GIVEN TASK
Each line below should be retyped exactly, with no pictures.
--- start SUPPLIED DATA ---
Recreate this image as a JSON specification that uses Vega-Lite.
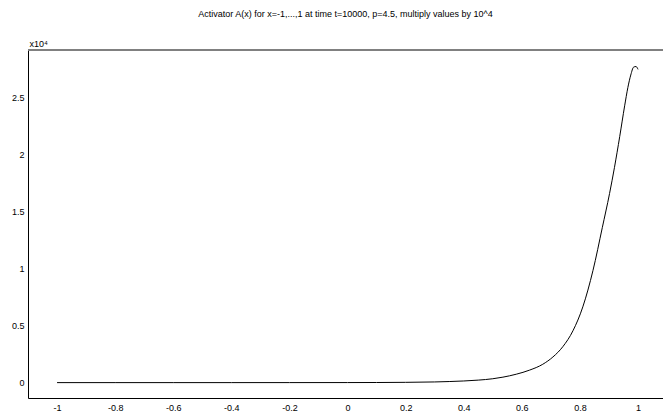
{
  "$schema": "https://vega.github.io/schema/vega-lite/v6.json",
  "autosize": "none",
  "width": 635,
  "height": 348,
  "padding": {"left": 28, "top": 50, "right": 0, "bottom": 14},
  "background": "white",
  "view": {"stroke": null},
  "config": {"font": "Liberation Sans"},
  "title": {"text": "Activator A(x) for x=-1,...,1 at time t=10000, p=4.5, multiply values by 10^4", "fontSize": 9, "fontWeight": "normal", "font": "Liberation Sans", "color": "#000", "anchor": "middle", "frame": "group", "offset": 20},
  "data": {"values": [
    {"x": -1.0, "a": 0},
    {"x": -0.8, "a": 0},
    {"x": -0.6, "a": 0},
    {"x": -0.4, "a": 1},
    {"x": -0.2, "a": 2},
    {"x": 0.0, "a": 5},
    {"x": 0.1, "a": 10},
    {"x": 0.2, "a": 25},
    {"x": 0.3, "a": 60},
    {"x": 0.35, "a": 95},
    {"x": 0.4, "a": 145},
    {"x": 0.45, "a": 220},
    {"x": 0.5, "a": 340},
    {"x": 0.535, "a": 480},
    {"x": 0.581, "a": 740},
    {"x": 0.627, "a": 1100},
    {"x": 0.672, "a": 1610},
    {"x": 0.707, "a": 2250},
    {"x": 0.741, "a": 3150},
    {"x": 0.776, "a": 4550},
    {"x": 0.81, "a": 6650},
    {"x": 0.845, "a": 9850},
    {"x": 0.877, "a": 13600},
    {"x": 0.902, "a": 16600},
    {"x": 0.919, "a": 18900},
    {"x": 0.937, "a": 21600},
    {"x": 0.954, "a": 24300},
    {"x": 0.965, "a": 25900},
    {"x": 0.975, "a": 27000},
    {"x": 0.985, "a": 27700},
    {"x": 0.993, "a": 27750},
    {"x": 1.0, "a": 27500}
  ]},
  "layer": [
    {
      "mark": {"type": "line", "color": "#000", "strokeWidth": 1, "interpolate": "monotone"},
      "encoding": {
        "x": {"field": "x", "type": "quantitative", "scale": {"domain": [-1.1, 1.086], "nice": false, "zero": false},
          "axis": {"values": [-1, -0.8, -0.6, -0.4, -0.2, 0, 0.2, 0.4, 0.6, 0.8, 1], "title": null, "grid": false, "ticks": false, "labelPadding": 5, "labelFontSize": 9, "labelColor": "#000", "domainColor": "#000", "labelFlush": false, "labelExpr": "replace(format(datum.value, '~g'), '\u2212', '-')"}},
        "y": {"field": "a", "type": "quantitative", "scale": {"domain": [-1350, 29200], "nice": false, "zero": false},
          "axis": {"values": [0, 5000, 10000, 15000, 20000, 25000], "labelExpr": "format(datum.value / 10000, '~g')", "title": "x10\u2074", "titleAngle": 0, "titleAlign": "left", "titleBaseline": "bottom", "titleX": 1, "titleY": -2, "titleFontSize": 9, "titleFontWeight": "normal", "titleColor": "#000", "grid": false, "ticks": false, "labelPadding": 4, "labelFontSize": 9, "labelColor": "#000", "domainColor": "#000"}}
      }
    },
    {
      "mark": {"type": "rule", "color": "#808080", "strokeWidth": 1.5},
      "encoding": {"y": {"datum": 29200}}
    }
  ]
}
--- end SUPPLIED DATA ---
THE COMPLETED TASK
Recreate this image as a JSON specification that uses Vega-Lite.
{
  "$schema": "https://vega.github.io/schema/vega-lite/v6.json",
  "autosize": "none",
  "width": 635,
  "height": 348,
  "padding": {"left": 28, "top": 50, "right": 0, "bottom": 14},
  "background": "white",
  "view": {"stroke": null},
  "config": {"font": "Liberation Sans"},
  "title": {"text": "Activator A(x) for x=-1,...,1 at time t=10000, p=4.5, multiply values by 10^4", "fontSize": 9, "fontWeight": "normal", "font": "Liberation Sans", "color": "#000", "anchor": "middle", "frame": "group", "offset": 20},
  "data": {"values": [
    {"x": -1.0, "a": 0},
    {"x": -0.8, "a": 0},
    {"x": -0.6, "a": 0},
    {"x": -0.4, "a": 1},
    {"x": -0.2, "a": 2},
    {"x": 0.0, "a": 5},
    {"x": 0.1, "a": 10},
    {"x": 0.2, "a": 25},
    {"x": 0.3, "a": 60},
    {"x": 0.35, "a": 95},
    {"x": 0.4, "a": 145},
    {"x": 0.45, "a": 220},
    {"x": 0.5, "a": 340},
    {"x": 0.535, "a": 480},
    {"x": 0.581, "a": 740},
    {"x": 0.627, "a": 1100},
    {"x": 0.672, "a": 1610},
    {"x": 0.707, "a": 2250},
    {"x": 0.741, "a": 3150},
    {"x": 0.776, "a": 4550},
    {"x": 0.81, "a": 6650},
    {"x": 0.845, "a": 9850},
    {"x": 0.877, "a": 13600},
    {"x": 0.902, "a": 16600},
    {"x": 0.919, "a": 18900},
    {"x": 0.937, "a": 21600},
    {"x": 0.954, "a": 24300},
    {"x": 0.965, "a": 25900},
    {"x": 0.975, "a": 27000},
    {"x": 0.985, "a": 27700},
    {"x": 0.993, "a": 27750},
    {"x": 1.0, "a": 27500}
  ]},
  "layer": [
    {
      "mark": {"type": "line", "color": "#000", "strokeWidth": 1, "interpolate": "monotone"},
      "encoding": {
        "x": {"field": "x", "type": "quantitative", "scale": {"domain": [-1.1, 1.086], "nice": false, "zero": false},
          "axis": {"values": [-1, -0.8, -0.6, -0.4, -0.2, 0, 0.2, 0.4, 0.6, 0.8, 1], "title": null, "grid": false, "ticks": false, "labelPadding": 5, "labelFontSize": 9, "labelColor": "#000", "domainColor": "#000", "labelFlush": false, "labelExpr": "replace(format(datum.value, '~g'), '\u2212', '-')"}},
        "y": {"field": "a", "type": "quantitative", "scale": {"domain": [-1350, 29200], "nice": false, "zero": false},
          "axis": {"values": [0, 5000, 10000, 15000, 20000, 25000], "labelExpr": "format(datum.value / 10000, '~g')", "title": "x10\u2074", "titleAngle": 0, "titleAlign": "left", "titleBaseline": "bottom", "titleX": 1, "titleY": -2, "titleFontSize": 9, "titleFontWeight": "normal", "titleColor": "#000", "grid": false, "ticks": false, "labelPadding": 4, "labelFontSize": 9, "labelColor": "#000", "domainColor": "#000"}}
      }
    },
    {
      "mark": {"type": "rule", "color": "#808080", "strokeWidth": 1.5},
      "encoding": {"y": {"datum": 29200}}
    }
  ]
}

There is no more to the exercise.